The pre-nuptial agreement came to the fore in the divorce when an intervener in the case, S.C. Johnson and Sons. Inc., filed a motion asking for its production, claiming it would prove that the Buskes' divorce was an attempt to hide assets rather than a true dissolution of marriage.

Sara Buske filed for divorce eight days after a $203.8 million civil judgment was entered against Thomas Buske in S.C. Johnson's favor in Wisconsin court.

S.C. Johnson had alleged that Thomas Buske defrauded it out of millions of dollars using inflated invoices from his trucking companies.

S.C. Johnson moved to intervene in the divorce, alleging it was an attempt to shield money owed to the company.

Although the company aimed to make the Buskes' alleged pre-nuptial agreement the center of its case, the parties settled before the document was produced in court.

Sara Buske took away $325,000 under the settlement along with other assets such as the
couple's Edwardsville home.

Thomas Buske was allowed to keep $50,000 in personal property.

A trust fund containing $425,000 was set up for the couple's children.

S.C. Johnson was granted the remainder of the Buske assets.

The divorce case ended in 2009.

Sara Buske then sued the Feldman firm a year later.

In addition to claiming her attorneys botched her divorce, Sara Buske also sued her accountants, RSM McGladrey, for allegedly giving her bad tax advice in the divorce.

She dismissed the accounting firm from her suit earlier this month.

The law firm has asked to be allowed to use the pre-nuptial agreement in the 2010 suit's discovery and possibly at trial.

In the June 17 request for admissions directed at Sara Buske, the law firm asks that Sara Buske admit certain facts related to the pre-nuptial agreement and settlement of her divorce.

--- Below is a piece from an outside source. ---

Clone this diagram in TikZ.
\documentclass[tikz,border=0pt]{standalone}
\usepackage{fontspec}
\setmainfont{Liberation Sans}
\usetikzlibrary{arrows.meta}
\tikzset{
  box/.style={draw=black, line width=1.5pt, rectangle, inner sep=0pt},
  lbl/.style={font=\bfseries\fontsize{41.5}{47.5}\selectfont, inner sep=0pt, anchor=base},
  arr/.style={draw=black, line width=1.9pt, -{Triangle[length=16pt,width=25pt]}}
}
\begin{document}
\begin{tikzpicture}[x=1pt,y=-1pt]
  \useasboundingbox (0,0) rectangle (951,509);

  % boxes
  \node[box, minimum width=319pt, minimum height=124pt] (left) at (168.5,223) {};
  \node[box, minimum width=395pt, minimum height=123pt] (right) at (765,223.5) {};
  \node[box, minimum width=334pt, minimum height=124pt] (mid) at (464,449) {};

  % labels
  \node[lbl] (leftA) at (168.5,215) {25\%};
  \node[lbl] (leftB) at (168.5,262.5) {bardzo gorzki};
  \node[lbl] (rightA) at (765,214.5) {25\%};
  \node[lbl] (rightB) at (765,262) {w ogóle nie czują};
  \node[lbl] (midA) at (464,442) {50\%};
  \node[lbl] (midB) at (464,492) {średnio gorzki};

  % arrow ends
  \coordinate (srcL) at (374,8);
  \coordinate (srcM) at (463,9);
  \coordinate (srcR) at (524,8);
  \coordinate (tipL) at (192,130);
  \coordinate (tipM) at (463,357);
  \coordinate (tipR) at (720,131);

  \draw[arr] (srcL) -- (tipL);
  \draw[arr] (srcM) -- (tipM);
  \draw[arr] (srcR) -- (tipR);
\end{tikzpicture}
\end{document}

The request to admit include asking the plaintiff to admit she entered into the pre-nuptial agreement with Thomas Buske in 1993 and that when she sought legal counsel in 2006, she was aware of the agreement.

The law firm goes on to ask that Sara Buske admit that prior to filing the divorce papers, Sara Buske informed Howard Feldman that Thomas Buske had rescinded the pre-nuptial agreement and that he would not assert it to mitigate any of his wife's claims in the divorce.

The request to admit touches upon the plaintiff's knowledge of her now ex-husband's net worth and what sums she would have been entitled to under the pre-nuptial agreement's terms.

The law firm also asks the plaintiff to admit that she took away more from the 2009 settlement of her divorce than she would have received under the 1993 agreement.

The June 17 filing notes the pre-nuptial agreement as attached as an Exhibit but it is not part of the case file as yet.

A case management conference is set in the suit June 29 at 9 a.m. before Madison County Chief Judge Ann Callis.

A. J. Bronsky represents the law firm.

Jarrod Beasley represents Sara Buske.

The case is Madison case number 10-L-1211.